Do our dogs know when we are feeling ‘blue’?
Of course, if you ask me I will tell you YES. And I can tell you plenty of stories on how our fur-babies cared for us when we were a bit ‘off’.
I remember the time when I was down with a real bad flue and had to stay in bed for one week, feeling really awful. Moca and Cooka would just lie by my side, only ever leaving to go eat or to do pipi. When I got the chills they would snuggle even closer, as if they knew how much I needed warmth.
Just feeling their bodies next to mine, caressing them under spells of coughs, gave me hope and a certain peacefulness. I felt that all would be all-right. Because I wasn’t alone.
I can also tell you a story of Alex, when he had a real business challenge and was under severe stress. Sherlock would just not leave his side, staying in his office by his feet, no matter how late, no matter if time for dinner. As if he knew…
So yes, if you ask if our dogs can feel us, I absolutely think so.

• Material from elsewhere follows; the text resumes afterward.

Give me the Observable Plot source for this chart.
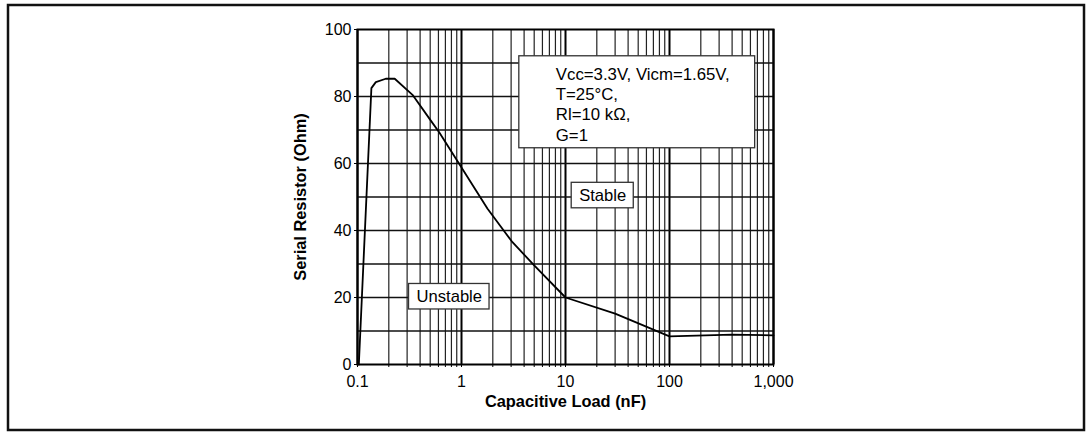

But what do the experts say?
In a study published in the journal Animal Cognition, University of London researchers found that dogs were more likely to approach a crying person than someone who was humming or talking, and that they normally responded to weeping with submissive behaviours.
“The humming was designed to be a relatively novel behaviour, which might be likely to pique the dogs’ curiosity,” study researcher and psychologist Deborah Custance said in a statement. “The fact that the dogs differentiated between crying and humming indicates that their response to crying was not purely driven by curiosity.
Custance and her colleague Jennifer Mayer wanted to know more. They recruited 18 pet dogs and their owners to test whether dogs would respond to crying with empathetic behaviours. (The dogs included a mix of breeds, from mutts to breds) The experiment took place in the owners’ living rooms. Mayer would arrive and ignore the dog so that it would have little interest in her. Then she and the owner would take turns talking, fake-crying and humming.
Of the 18 dogs in the study, 15 approached their owner or Mayer during crying fits, while only six approached during humming. That suggests that its emotional content, not curiosity, that brings the dogs running. Likewise, the dogs always approached the crying person, never the quiet person.
“The dogs approached whoever was crying regardless of their identity. Thus they were responding to the person’s emotion, not their own needs, which is suggestive of empathic-like comfort-offering behaviour,” Mayer said in a statement.
Of the 15 dogs that approached a crying owner or stranger, 13 did so with submissive body language, such as tucked tails and bowed heads, another behaviour consistent with empathy (the other two were alert or playful).
It’s possible that dogs learn to approach crying people because their owners give them affection when they do, the researchers wrote.
“We in no way claim that the present study provides definitive answers to the question of empathy in dogs,” Mayer and Custance wrote. Nevertheless, they said, their experiment opens the door for more study of dogs’ emotional lives, from whether different breeds respond to emotional owners differently to whether dogs understand the difference between laughter and tears.
We would love to hear your experience on this. Do you think your fur-kid knows when you are not at your best and do you have some stories to tell?
HAPPY WEEKEND everyone and no time for feeling blue. Sun is out, so let’s feel golden.